Installed throughout ALLGORITHIM House, Pictured reflects the gallery’s ongoing commitment to work that values sincerity, vulnerability, and the subtle power of human presence.
As we close out 2025, I’ve been reflecting on how far ALLGORITHIM has come. When I started the gallery in 2021, I had no formal experience in the art world, just curiosity and a belief in artists of my generation. Over the past few years, the gallery has carried many faces, continuously morphing into a program that responds to the current moment and the ongoing evolution of the art market itself.

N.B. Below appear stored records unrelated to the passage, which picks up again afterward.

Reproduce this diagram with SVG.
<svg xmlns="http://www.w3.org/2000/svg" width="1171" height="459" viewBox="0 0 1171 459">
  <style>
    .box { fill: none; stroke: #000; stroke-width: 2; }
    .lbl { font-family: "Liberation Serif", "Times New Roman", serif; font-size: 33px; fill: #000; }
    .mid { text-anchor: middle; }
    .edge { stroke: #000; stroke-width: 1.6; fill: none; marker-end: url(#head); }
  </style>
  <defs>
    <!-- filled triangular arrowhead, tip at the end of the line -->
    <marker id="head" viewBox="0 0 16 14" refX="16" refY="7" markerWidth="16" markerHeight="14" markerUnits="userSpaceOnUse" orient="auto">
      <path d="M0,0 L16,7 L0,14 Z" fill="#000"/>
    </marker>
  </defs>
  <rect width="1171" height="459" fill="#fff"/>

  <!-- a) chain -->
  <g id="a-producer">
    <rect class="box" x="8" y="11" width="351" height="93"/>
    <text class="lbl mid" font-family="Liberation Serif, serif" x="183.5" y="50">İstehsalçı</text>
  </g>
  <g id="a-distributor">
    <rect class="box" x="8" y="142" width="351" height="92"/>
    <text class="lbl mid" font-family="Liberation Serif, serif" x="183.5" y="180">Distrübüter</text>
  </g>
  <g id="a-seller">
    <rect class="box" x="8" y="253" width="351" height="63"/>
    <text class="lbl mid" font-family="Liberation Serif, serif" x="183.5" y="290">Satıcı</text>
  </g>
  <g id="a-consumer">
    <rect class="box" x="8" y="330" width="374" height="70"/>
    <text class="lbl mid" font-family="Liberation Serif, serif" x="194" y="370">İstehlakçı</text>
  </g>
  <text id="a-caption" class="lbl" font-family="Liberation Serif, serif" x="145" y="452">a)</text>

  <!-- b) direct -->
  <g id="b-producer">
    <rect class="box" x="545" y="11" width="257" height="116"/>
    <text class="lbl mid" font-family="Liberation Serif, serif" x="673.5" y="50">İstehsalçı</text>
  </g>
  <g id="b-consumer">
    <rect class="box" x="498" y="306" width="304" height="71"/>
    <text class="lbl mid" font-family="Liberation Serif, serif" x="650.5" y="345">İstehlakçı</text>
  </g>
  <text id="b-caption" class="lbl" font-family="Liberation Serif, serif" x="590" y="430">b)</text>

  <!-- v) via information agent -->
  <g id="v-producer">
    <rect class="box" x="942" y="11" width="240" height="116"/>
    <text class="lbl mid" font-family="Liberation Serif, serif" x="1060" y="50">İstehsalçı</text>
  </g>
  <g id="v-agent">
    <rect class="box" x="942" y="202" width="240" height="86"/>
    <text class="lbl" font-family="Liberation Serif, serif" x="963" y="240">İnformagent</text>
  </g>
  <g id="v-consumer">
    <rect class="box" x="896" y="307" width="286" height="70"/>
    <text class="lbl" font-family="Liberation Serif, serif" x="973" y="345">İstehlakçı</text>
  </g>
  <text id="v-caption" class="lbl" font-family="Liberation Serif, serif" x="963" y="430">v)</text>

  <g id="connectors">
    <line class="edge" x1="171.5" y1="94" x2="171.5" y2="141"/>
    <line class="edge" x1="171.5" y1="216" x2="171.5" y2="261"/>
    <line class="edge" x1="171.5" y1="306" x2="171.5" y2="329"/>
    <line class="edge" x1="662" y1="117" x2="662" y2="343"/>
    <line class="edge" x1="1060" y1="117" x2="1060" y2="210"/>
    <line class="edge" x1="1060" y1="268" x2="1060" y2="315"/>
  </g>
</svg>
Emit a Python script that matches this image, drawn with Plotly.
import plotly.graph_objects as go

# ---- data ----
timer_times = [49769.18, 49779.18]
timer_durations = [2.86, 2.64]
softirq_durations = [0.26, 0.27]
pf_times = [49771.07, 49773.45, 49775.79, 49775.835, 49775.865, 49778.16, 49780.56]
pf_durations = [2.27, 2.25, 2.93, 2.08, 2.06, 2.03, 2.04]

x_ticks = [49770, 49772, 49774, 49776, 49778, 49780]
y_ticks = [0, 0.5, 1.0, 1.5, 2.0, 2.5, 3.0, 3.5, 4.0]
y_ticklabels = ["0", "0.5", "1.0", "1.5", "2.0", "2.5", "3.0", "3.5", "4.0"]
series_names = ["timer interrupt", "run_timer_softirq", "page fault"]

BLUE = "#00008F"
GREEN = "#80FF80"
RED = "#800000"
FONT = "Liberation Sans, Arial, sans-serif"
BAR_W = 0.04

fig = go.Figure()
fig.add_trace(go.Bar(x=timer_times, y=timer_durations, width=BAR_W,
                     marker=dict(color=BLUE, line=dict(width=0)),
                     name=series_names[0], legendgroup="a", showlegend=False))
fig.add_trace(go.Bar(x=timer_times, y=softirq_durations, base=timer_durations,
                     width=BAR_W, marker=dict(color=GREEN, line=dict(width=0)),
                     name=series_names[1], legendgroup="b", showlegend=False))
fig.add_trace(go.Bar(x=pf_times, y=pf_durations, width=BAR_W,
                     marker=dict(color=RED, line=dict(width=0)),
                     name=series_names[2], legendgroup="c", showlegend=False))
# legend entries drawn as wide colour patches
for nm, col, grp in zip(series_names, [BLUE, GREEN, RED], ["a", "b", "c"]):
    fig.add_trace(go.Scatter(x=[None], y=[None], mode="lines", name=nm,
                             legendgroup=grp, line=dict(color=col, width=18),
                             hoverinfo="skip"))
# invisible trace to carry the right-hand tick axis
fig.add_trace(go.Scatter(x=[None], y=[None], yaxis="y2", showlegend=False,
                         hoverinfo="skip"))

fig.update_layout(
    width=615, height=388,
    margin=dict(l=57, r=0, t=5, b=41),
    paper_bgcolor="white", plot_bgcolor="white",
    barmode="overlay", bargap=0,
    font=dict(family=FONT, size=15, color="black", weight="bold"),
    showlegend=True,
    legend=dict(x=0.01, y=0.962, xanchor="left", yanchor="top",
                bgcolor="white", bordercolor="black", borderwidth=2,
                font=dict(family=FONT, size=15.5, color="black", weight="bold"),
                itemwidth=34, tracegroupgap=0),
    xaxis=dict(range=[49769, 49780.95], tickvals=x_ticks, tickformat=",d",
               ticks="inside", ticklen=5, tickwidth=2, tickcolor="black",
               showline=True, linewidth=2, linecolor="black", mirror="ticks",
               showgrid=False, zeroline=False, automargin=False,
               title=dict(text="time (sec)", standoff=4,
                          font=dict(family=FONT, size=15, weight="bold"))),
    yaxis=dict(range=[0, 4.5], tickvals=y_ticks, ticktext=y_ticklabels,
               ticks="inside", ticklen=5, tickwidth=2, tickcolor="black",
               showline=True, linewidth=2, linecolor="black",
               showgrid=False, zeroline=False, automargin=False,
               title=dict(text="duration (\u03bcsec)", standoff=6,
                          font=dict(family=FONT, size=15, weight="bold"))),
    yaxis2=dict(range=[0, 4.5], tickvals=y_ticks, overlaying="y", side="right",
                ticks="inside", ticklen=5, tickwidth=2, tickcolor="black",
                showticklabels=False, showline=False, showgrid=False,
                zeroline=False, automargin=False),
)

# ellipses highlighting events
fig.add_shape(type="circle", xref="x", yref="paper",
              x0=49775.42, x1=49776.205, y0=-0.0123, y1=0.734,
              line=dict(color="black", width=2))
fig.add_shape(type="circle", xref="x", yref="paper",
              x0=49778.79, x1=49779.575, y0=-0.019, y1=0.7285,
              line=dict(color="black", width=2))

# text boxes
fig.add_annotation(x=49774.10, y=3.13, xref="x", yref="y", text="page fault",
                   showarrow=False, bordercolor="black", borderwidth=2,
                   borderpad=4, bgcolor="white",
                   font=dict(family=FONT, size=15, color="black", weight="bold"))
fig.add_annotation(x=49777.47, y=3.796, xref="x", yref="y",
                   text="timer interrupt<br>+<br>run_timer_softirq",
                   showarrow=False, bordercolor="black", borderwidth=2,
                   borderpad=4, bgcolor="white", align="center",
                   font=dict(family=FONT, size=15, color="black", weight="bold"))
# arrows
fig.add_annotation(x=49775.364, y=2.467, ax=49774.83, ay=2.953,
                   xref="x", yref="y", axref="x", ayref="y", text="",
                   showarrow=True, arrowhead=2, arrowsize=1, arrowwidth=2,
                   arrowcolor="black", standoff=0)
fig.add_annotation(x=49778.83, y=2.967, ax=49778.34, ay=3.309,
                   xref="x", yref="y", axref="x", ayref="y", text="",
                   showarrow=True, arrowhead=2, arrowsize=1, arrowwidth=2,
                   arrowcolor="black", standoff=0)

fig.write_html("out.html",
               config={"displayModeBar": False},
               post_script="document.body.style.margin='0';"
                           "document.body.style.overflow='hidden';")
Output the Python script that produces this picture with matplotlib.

2025 was a year defined by contradiction. We saw widespread closures alongside a renewed boost from the bottom end of the market, and a clear sense of resilience from dealers and artists navigating genuinely testing times. In response, I leaned further into adaptability, shaping ALLGORITHIM into a hybrid system that places equal importance on digital exhibitions and in-person shows. This balance reflects the reality of the world we live in now, where the digital space is not secondary but essential to how art is experienced, shared, and collected.
At the core, our agenda has never changed: championing artists of our generation and encouraging the collecting of artists of our generation. The works pictured here represent some of my favorite moments from this year and artists I had the true pleasure of working with in 2025: Austin Hayman, Rebeca Rubalcava, Connor Meagher, Alex Breaux, Jordan Sears, Charlie Haydn Taylor, Luke Haeger, Katarina Holbrough, Eli Decker, Nicolina Morra, Samuel Elliot Phillips, Zoë Renait, Trevor Zank, Anthony Padilla, Amy Renee Webb, and Marko Ristic.
I want to extend a sincere thank you to every artist who trusted our program, and an equally heartfelt thank you to the collectors and admirers who keep the art world afloat in tandem. Cheers to a wonderful 2025, and to what’s ahead.